Boxing boss opens up

Every inch of the office occupied by Rodney Berman is covered in some form of memorabilia. It’s to be expected after a career spanning four decades.

Newspaper clippings, photos and signed gloves in their well presented glass cases offer an insight into the trials and tribulations of the man at the helm of Golden Gloves.

And yet it was never part of Berman’s plan to get involved in the fistic arts until fate decided to intervene.

“I was in my early thirties, an attorney, and candidly struggling and I was commissioned, only because nobody else would do it to sue Maurice Toweel,” Berman told Saturday Citizen as he offered insight into his early dealings in the boxing world.

“The only reason I had the guts was because I was so down and out that I had nothing to lose.
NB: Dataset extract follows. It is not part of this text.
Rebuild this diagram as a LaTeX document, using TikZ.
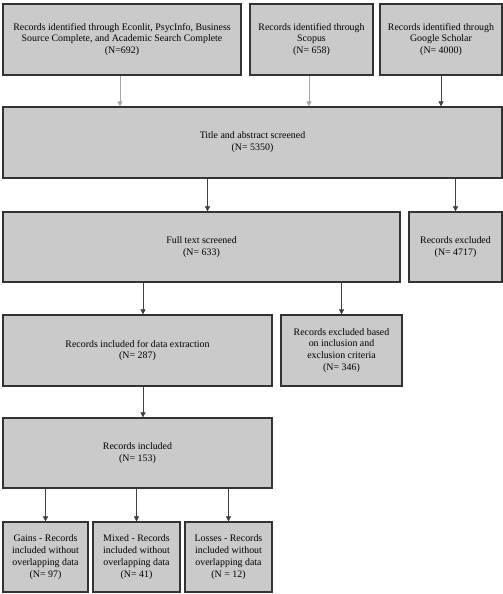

The end result was that Maurice Toweel and I became dear friends,” Berman, who grew up in Emmarentia in Johannesburg and completed a law degree at Wits University said.

But it was only when Berman started dealing with boxer Charlie Weir that he became a fully fledged promoter.

“I had a fighter Charlie Weir, at that stage I didn’t know anything about boxing. I knew he was good because there was a lot of newspaper articles about him.

“Through mates of mine we raised money and I thought I’d be in it for three or six months just for fun and that was some 40 years ago,” said Berman who also recalled that first tournament he staged at the Wembley Ice Rink in August 1977 when Weir met Bushy Bester in the ring.

“I couldn’t believe it on the night of the fight we arrived at Wembley and I just saw people packing into that stadium. I couldn’t believe that I could put on a promotion and all of these people would come.

In fact, Berman revealed that he never had ambitions of staying in the game too long, but again fat intervened.

“I was always going to finish after Charlie but what happened then the next thing was that Pierre Coetzer came along and he came with a  great amateur record and he was a heavyweight so I stayed on,” the 72-year-old, who has a soft spot for Manchester United and an interest in horseracing, said.

“It’s been an unbelievable ride.’

A particular highlight was the night that Welcome Ncita claimed the IBF junior-featherweight world title with a unanimous decision against Fabrice Benichou in Tel-Aviv to become the first in what was to be a long list of world champions promoted by Golden Gloves.

“We’d been taking fighters overseas for 12 years and never got a world champion. Welcome was the first and it was against all odds.

“Here we were, a group of predominantly Jewish guys, going to Israel and hoping the black kid from Mdantanse would beat the Israeli. He was magnificent that night,” said Berman.

But it hasn’t always been easy as Berman revealed and, as one would expect over the course of 40 years there were losses, controversies and fall-outs.

“Our greatest asset was perseverance. I think others would have thrown in the towel. As I said it was 12 years of just getting knocked on the head. One of the tenets of success is perseverance. You’ve got to keep going when all the odds are against you.”

“Boxing is controversial.You are sitting trading on peoples lives in effect. It’s very hard but I’m always very aware of it. We very often scrounged for money but you’ve got to keep going when the odds are against you,” Berman, who attributed the night Hasim Rachman stopped Lennox Lewis at Carnival City in 2001 as one of the biggest fights he’s been involved in, said.

The fight was so big that Hollywood actor Will Smith, who had been in town filming the famed Ali biopic, was given a single ringside seat and had to personally approach Berman for a spare ticket for his father.

“For every day of my life I’ve always been very thankful. I never take it for granted. I’ve had the most incredible life, travelled, met people – salt of the earth people – and it’s been a fantastic ride,” he said.

At his age most men would be enjoying their retirement and taking life at a more leisurely pace but Berman admits he hasn’t got plans to give it up just yet.

“The other thing for me, I mean I’m not young anymore, but it’s an incredible thing it’s more for the enjoyment of it. But also to climb mountains. It’s just the thrill of doing the deal.”